**What the task requires**
Write each line of the material exactly as given, from the top through the line that contains "</g></defs>", and omit all pictures.

**Given material**
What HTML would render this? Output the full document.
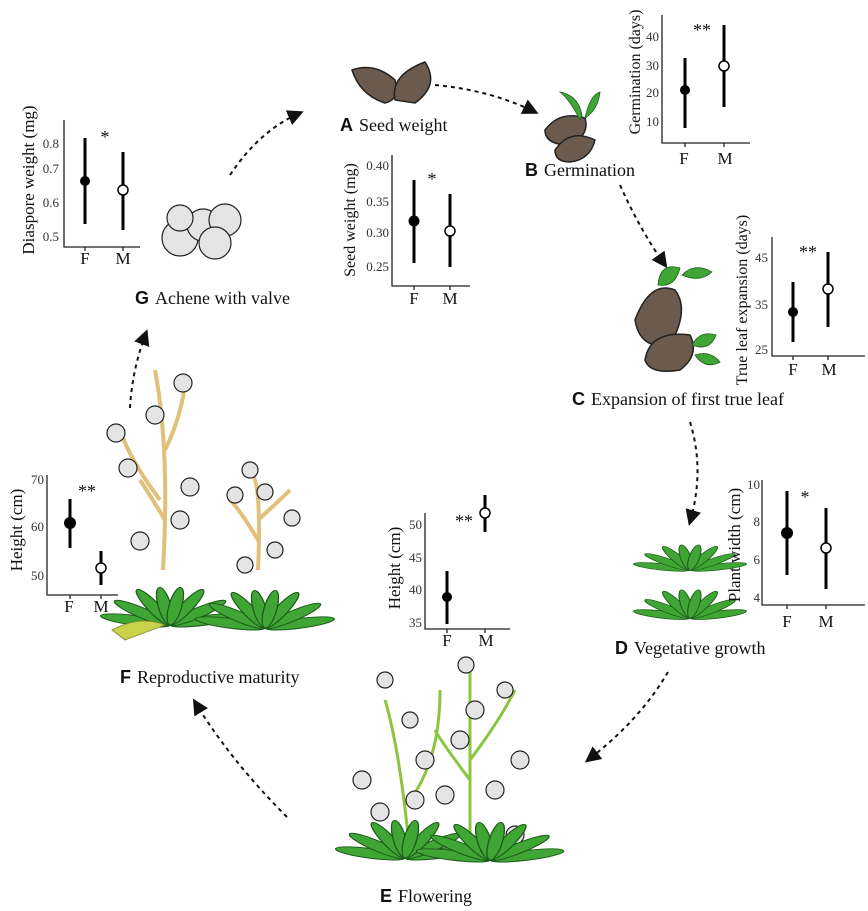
<!DOCTYPE html>
<html><head><meta charset="utf-8"><style>
html,body{margin:0;padding:0;background:#fff;}
svg{display:block;}
.t{font-family:"Liberation Serif",serif;fill:#111;}
.k{font-family:"Liberation Serif",serif;fill:#333;font-size:13px;text-anchor:end;}
.b{font-family:"Liberation Sans",sans-serif;font-weight:bold;fill:#111;}
.ax{stroke:#222;stroke-width:1.3;fill:none;}
.er{stroke:#000;stroke-width:3;}
.ar{stroke:#111;stroke-width:2;fill:none;stroke-dasharray:4 4;}
.lf{fill:#3fa535;stroke:#1d5b1a;stroke-width:0.8;}
.st{stroke:#8bc53f;stroke-width:3;fill:none;}
.sty{stroke:#e0c07a;stroke-width:4;fill:none;}
.fl{fill:#e4e4e4;stroke:#222;stroke-width:1.2;}
</style></head><body>
<svg width="868" height="911" viewBox="0 0 868 911" xmlns="http://www.w3.org/2000/svg">
<defs><marker id="m" markerWidth="10" markerHeight="10" refX="6" refY="5" orient="auto"><path d="M0,1 L8,5 L0,9 Z" fill="#111"/></marker>
<g id="ros">
<ellipse cx="0" cy="-22" rx="4" ry="22" class="lf" transform="rotate(-80)"/>
<ellipse cx="0" cy="-22" rx="4" ry="22" class="lf" transform="rotate(80)"/>
<ellipse cx="0" cy="-20" rx="4" ry="20" class="lf" transform="rotate(-60)"/>
<ellipse cx="0" cy="-20" rx="4" ry="20" class="lf" transform="rotate(60)"/>
<ellipse cx="0" cy="-18" rx="4" ry="18" class="lf" transform="rotate(-35)"/>
<ellipse cx="0" cy="-18" rx="4" ry="18" class="lf" transform="rotate(35)"/>
<ellipse cx="0" cy="-16" rx="4" ry="16" class="lf" transform="rotate(-12)"/>
<ellipse cx="0" cy="-16" rx="4" ry="16" class="lf" transform="rotate(12)"/>
</g></defs>

<!-- arrows -->
<path class="ar" d="M230,175 Q260,130 300,113" marker-end="url(#m)"/>
<path class="ar" d="M435,85 Q490,90 535,112" marker-end="url(#m)"/>
<path class="ar" d="M620,185 Q640,230 665,265" marker-end="url(#m)"/>
<path class="ar" d="M690,422 Q705,470 690,522" marker-end="url(#m)"/>
<path class="ar" d="M668,672 Q640,720 588,760" marker-end="url(#m)"/>
<path class="ar" d="M287,817 Q230,760 195,702" marker-end="url(#m)"/>
<path class="ar" d="M130,408 Q132,370 146,333" marker-end="url(#m)"/>

<!-- seeds A -->
<path d="M352,70 Q375,62 395,80 Q400,100 385,103 Q360,95 352,70Z" fill="#6b5b4f" stroke="#222" stroke-width="1.5"/>
<path d="M395,100 Q390,75 425,62 Q440,85 415,103 Z" fill="#6b5b4f" stroke="#222" stroke-width="1.5"/>
<!-- B -->
<path d="M545,130 Q560,110 585,118 Q590,135 570,145 Q545,145 545,130Z" fill="#6b5b4f" stroke="#222" stroke-width="1.5"/>
<path d="M555,150 Q570,128 595,140 Q590,160 570,162 Q555,162 555,150Z" fill="#6b5b4f" stroke="#222" stroke-width="1.5"/>
<path d="M580,120 Q570,100 560,92 Q578,95 582,115Z" class="lf" fill="#7cc242"/>
<path d="M585,118 Q590,95 600,92 Q598,110 585,118Z" class="lf"/>
<!-- C -->
<path d="M635,320 Q650,280 675,290 Q690,310 670,345 Q640,350 635,320Z" fill="#6b5b4f" stroke="#222" stroke-width="1.5"/>
<path d="M645,360 Q650,330 690,335 Q700,355 680,370 Q650,375 645,360Z" fill="#6b5b4f" stroke="#222" stroke-width="1.5"/>
<path d="M658,285 Q660,262 680,268 Q675,288 658,285Z" class="lf" fill="#7cc242"/>
<path d="M682,275 Q695,262 712,272 Q700,283 682,275Z" class="lf" fill="#7cc242"/>
<path d="M692,345 Q700,330 716,335 Q710,352 692,345Z" class="lf" fill="#7cc242"/>
<path d="M695,355 Q710,350 720,362 Q705,370 695,355Z" class="lf" fill="#7cc242"/>
<!-- G achenes -->
<g class="fl"><circle cx="180" cy="238" r="18"/><circle cx="203" cy="225" r="16"/><circle cx="225" cy="220" r="16"/><circle cx="215" cy="243" r="16"/><circle cx="180" cy="218" r="13"/></g>
<!-- D plants -->
<use href="#ros" transform="translate(690,570) scale(1.3,0.8)"/>
<use href="#ros" transform="translate(690,618) scale(1.3,0.9)"/>
<!-- F plants -->
<path class="sty" d="M163,570 Q170,450 155,370 M160,500 Q130,460 120,430 M165,450 Q180,420 185,385 M165,520 Q150,495 140,480"/>
<path class="sty" d="M258,570 Q262,480 250,470 M258,540 Q240,510 230,500 M258,520 Q280,500 290,490"/>
<g class="fl">
<circle cx="155" cy="415" r="9"/><circle cx="183" cy="383" r="9"/><circle cx="116" cy="433" r="9"/><circle cx="190" cy="487" r="9"/><circle cx="128" cy="468" r="9"/><circle cx="140" cy="541" r="9"/><circle cx="180" cy="520" r="9"/>
<circle cx="250" cy="470" r="8"/><circle cx="235" cy="495" r="8"/><circle cx="292" cy="518" r="8"/><circle cx="275" cy="550" r="8"/><circle cx="245" cy="565" r="8"/><circle cx="265" cy="492" r="8"/>
</g>
<use href="#ros" transform="translate(170,625) scale(1.6,1.2)"/>
<use href="#ros" transform="translate(265,628) scale(1.6,1.2)"/>
<path d="M112,630 Q140,615 165,625 L125,640Z" fill="#c9d24a" stroke="#7a8a20" stroke-width="0.8"/>
<!-- E plants -->
<path class="st" d="M410,855 Q400,750 385,700 M410,800 Q440,760 440,690 M470,855 Q470,750 470,665 M470,760 Q500,720 515,690 M470,780 Q440,740 435,730"/>
<g class="fl">
<circle cx="362" cy="780" r="9"/><circle cx="380" cy="812" r="9"/><circle cx="385" cy="680" r="8"/><circle cx="410" cy="720" r="8"/><circle cx="425" cy="760" r="9"/><circle cx="415" cy="800" r="9"/>
<circle cx="466" cy="665" r="8"/><circle cx="475" cy="710" r="9"/><circle cx="505" cy="690" r="8"/><circle cx="460" cy="740" r="9"/><circle cx="520" cy="760" r="9"/><circle cx="495" cy="790" r="9"/><circle cx="515" cy="835" r="9"/><circle cx="445" cy="795" r="9"/>
</g>
<use href="#ros" transform="translate(405,858) scale(1.6,1.2)"/>
<use href="#ros" transform="translate(490,860) scale(1.7,1.2)"/>

<!-- Plot G -->
<path class="ax" d="M64,120 V247 H140 M85,247 v4 M123,247 v4"/>
<text class="k" x="59" y="148">0.8</text><text class="k" x="59" y="173">0.7</text><text class="k" x="59" y="207">0.6</text><text class="k" x="59" y="241">0.5</text>
<line class="er" x1="85" y1="138" x2="85" y2="224"/><circle cx="85" cy="181" r="5"/>
<line class="er" x1="123" y1="152" x2="123" y2="230"/><circle cx="123" cy="190" r="5" fill="#fff" stroke="#000" stroke-width="1.5"/>
<text class="t" x="105" y="143" font-size="18" text-anchor="middle">*</text>
<text class="t" x="85" y="264" font-size="17" text-anchor="middle">F</text><text class="t" x="123" y="264" font-size="17" text-anchor="middle">M</text>
<text class="t" font-size="17" transform="translate(34,180) rotate(-90)" text-anchor="middle">Diaspore weight (mg)</text>

<!-- Plot A -->
<path class="ax" d="M392,155 V286 H470 M414,286 v4 M450,286 v4"/>
<text class="k" x="389" y="170">0.40</text><text class="k" x="389" y="206">0.35</text><text class="k" x="389" y="237">0.30</text><text class="k" x="389" y="271">0.25</text>
<line class="er" x1="414" y1="180" x2="414" y2="263"/><circle cx="414" cy="221" r="5.5"/>
<line class="er" x1="450" y1="194" x2="450" y2="267"/><circle cx="450" cy="231" r="5" fill="#fff" stroke="#000" stroke-width="1.5"/>
<text class="t" x="432" y="185" font-size="18" text-anchor="middle">*</text>
<text class="t" x="414" y="304" font-size="17" text-anchor="middle">F</text><text class="t" x="450" y="304" font-size="17" text-anchor="middle">M</text>
<text class="t" font-size="16" transform="translate(355,220) rotate(-90)" text-anchor="middle">Seed weight (mg)</text>

<!-- Plot B -->
<path class="ax" d="M662,15 V143 H750 M685,143 v4 M724,143 v4"/>
<text class="k" x="659" y="41">40</text><text class="k" x="659" y="70">30</text><text class="k" x="659" y="97">20</text><text class="k" x="659" y="126">10</text>
<line class="er" x1="685" y1="58" x2="685" y2="128"/><circle cx="685" cy="90" r="5"/>
<line class="er" x1="724" y1="25" x2="724" y2="107"/><circle cx="724" cy="66" r="5" fill="#fff" stroke="#000" stroke-width="1.5"/>
<text class="t" x="702" y="36" font-size="18" text-anchor="middle">**</text>
<text class="t" x="684" y="164" font-size="17" text-anchor="middle">F</text><text class="t" x="725" y="164" font-size="17" text-anchor="middle">M</text>
<text class="t" font-size="16" transform="translate(640,72) rotate(-90)" text-anchor="middle">Germination (days)</text>

<!-- Plot C -->
<path class="ax" d="M772,237 V356 H865 M793,356 v4 M828,356 v4"/>
<text class="k" x="768" y="262">45</text><text class="k" x="768" y="309">35</text><text class="k" x="768" y="354">25</text>
<line class="er" x1="793" y1="282" x2="793" y2="342"/><circle cx="793" cy="312" r="5"/>
<line class="er" x1="828" y1="252" x2="828" y2="327"/><circle cx="828" cy="289" r="5" fill="#fff" stroke="#000" stroke-width="1.5"/>
<text class="t" x="808" y="258" font-size="18" text-anchor="middle">**</text>
<text class="t" x="793" y="375" font-size="17" text-anchor="middle">F</text><text class="t" x="829" y="375" font-size="17" text-anchor="middle">M</text>
<text class="t" font-size="16" transform="translate(747,300) rotate(-90)" text-anchor="middle">True leaf expansion (days)</text>

<!-- Plot D -->
<path class="ax" d="M762,480 V605 H865 M787,605 v4 M826,605 v4"/>
<text class="k" x="760" y="489">10</text><text class="k" x="760" y="526">8</text><text class="k" x="760" y="564">6</text><text class="k" x="760" y="602">4</text>
<line class="er" x1="787" y1="491" x2="787" y2="575"/><circle cx="787" cy="533" r="6"/>
<line class="er" x1="826" y1="508" x2="826" y2="589"/><circle cx="826" cy="548" r="5" fill="#fff" stroke="#000" stroke-width="1.5"/>
<text class="t" x="805" y="503" font-size="18" text-anchor="middle">*</text>
<text class="t" x="787" y="627" font-size="17" text-anchor="middle">F</text><text class="t" x="826" y="627" font-size="17" text-anchor="middle">M</text>
<text class="t" font-size="17" transform="translate(740,545) rotate(-90)" text-anchor="middle">Plant width (cm)</text>

<!-- Plot E -->
<path class="ax" d="M425,513 V629 H510 M447,629 v4 M485,629 v4"/>
<text class="k" x="422" y="529">50</text><text class="k" x="422" y="562">45</text><text class="k" x="422" y="594">40</text><text class="k" x="422" y="627">35</text>
<line class="er" x1="447" y1="571" x2="447" y2="624"/><circle cx="447" cy="597" r="5"/>
<line class="er" x1="485" y1="495" x2="485" y2="532"/><circle cx="485" cy="513" r="5" fill="#fff" stroke="#000" stroke-width="1.5"/>
<text class="t" x="464" y="527" font-size="18" text-anchor="middle">**</text>
<text class="t" x="447" y="646" font-size="17" text-anchor="middle">F</text><text class="t" x="486" y="646" font-size="17" text-anchor="middle">M</text>
<text class="t" font-size="17" transform="translate(400,568) rotate(-90)" text-anchor="middle">Height (cm)</text>

<!-- Plot F -->
<path class="ax" d="M47,475 V595 H118 M70,595 v4 M101,595 v4"/>
<text class="k" x="44" y="484">70</text><text class="k" x="44" y="531">60</text><text class="k" x="44" y="580">50</text>
<line class="er" x1="70" y1="499" x2="70" y2="548"/><circle cx="70" cy="523" r="6"/>
<line class="er" x1="101" y1="551" x2="101" y2="585"/><circle cx="101" cy="568" r="5" fill="#fff" stroke="#000" stroke-width="1.5"/>
<text class="t" x="87" y="497" font-size="18" text-anchor="middle">**</text>
<text class="t" x="69" y="612" font-size="17" text-anchor="middle">F</text><text class="t" x="101" y="612" font-size="17" text-anchor="middle">M</text>
<text class="t" font-size="17" transform="translate(22,530) rotate(-90)" text-anchor="middle">Height (cm)</text>

<!-- captions -->
<text x="340" y="131" font-size="18"><tspan class="b">A</tspan><tspan class="t" dx="6">Seed weight</tspan></text>
<text x="525" y="176" font-size="18"><tspan class="b">B</tspan><tspan class="t" dx="6">Germination</tspan></text>
<text x="572" y="405" font-size="18"><tspan class="b">C</tspan><tspan class="t" dx="6">Expansion of first true leaf</tspan></text>
<text x="615" y="654" font-size="18"><tspan class="b">D</tspan><tspan class="t" dx="6">Vegetative growth</tspan></text>
<text x="380" y="902" font-size="18"><tspan class="b">E</tspan><tspan class="t" dx="6">Flowering</tspan></text>
<text x="120" y="683" font-size="18"><tspan class="b">F</tspan><tspan class="t" dx="6">Reproductive maturity</tspan></text>
<text x="135" y="304" font-size="18"><tspan class="b">G</tspan><tspan class="t" dx="6">Achene with valve</tspan></text>
</svg>
</body></html>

**Response to the task**
What HTML would render this? Output the full document.
<!DOCTYPE html>
<html><head><meta charset="utf-8"><style>
html,body{margin:0;padding:0;background:#fff;}
svg{display:block;}
.t{font-family:"Liberation Serif",serif;fill:#111;}
.k{font-family:"Liberation Serif",serif;fill:#333;font-size:13px;text-anchor:end;}
.b{font-family:"Liberation Sans",sans-serif;font-weight:bold;fill:#111;}
.ax{stroke:#222;stroke-width:1.3;fill:none;}
.er{stroke:#000;stroke-width:3;}
.ar{stroke:#111;stroke-width:2;fill:none;stroke-dasharray:4 4;}
.lf{fill:#3fa535;stroke:#1d5b1a;stroke-width:0.8;}
.st{stroke:#8bc53f;stroke-width:3;fill:none;}
.sty{stroke:#e0c07a;stroke-width:4;fill:none;}
.fl{fill:#e4e4e4;stroke:#222;stroke-width:1.2;}
</style></head><body>
<svg width="868" height="911" viewBox="0 0 868 911" xmlns="http://www.w3.org/2000/svg">
<defs><marker id="m" markerWidth="10" markerHeight="10" refX="6" refY="5" orient="auto"><path d="M0,1 L8,5 L0,9 Z" fill="#111"/></marker>
<g id="ros">
<ellipse cx="0" cy="-22" rx="4" ry="22" class="lf" transform="rotate(-80)"/>
<ellipse cx="0" cy="-22" rx="4" ry="22" class="lf" transform="rotate(80)"/>
<ellipse cx="0" cy="-20" rx="4" ry="20" class="lf" transform="rotate(-60)"/>
<ellipse cx="0" cy="-20" rx="4" ry="20" class="lf" transform="rotate(60)"/>
<ellipse cx="0" cy="-18" rx="4" ry="18" class="lf" transform="rotate(-35)"/>
<ellipse cx="0" cy="-18" rx="4" ry="18" class="lf" transform="rotate(35)"/>
<ellipse cx="0" cy="-16" rx="4" ry="16" class="lf" transform="rotate(-12)"/>
<ellipse cx="0" cy="-16" rx="4" ry="16" class="lf" transform="rotate(12)"/>
</g></defs>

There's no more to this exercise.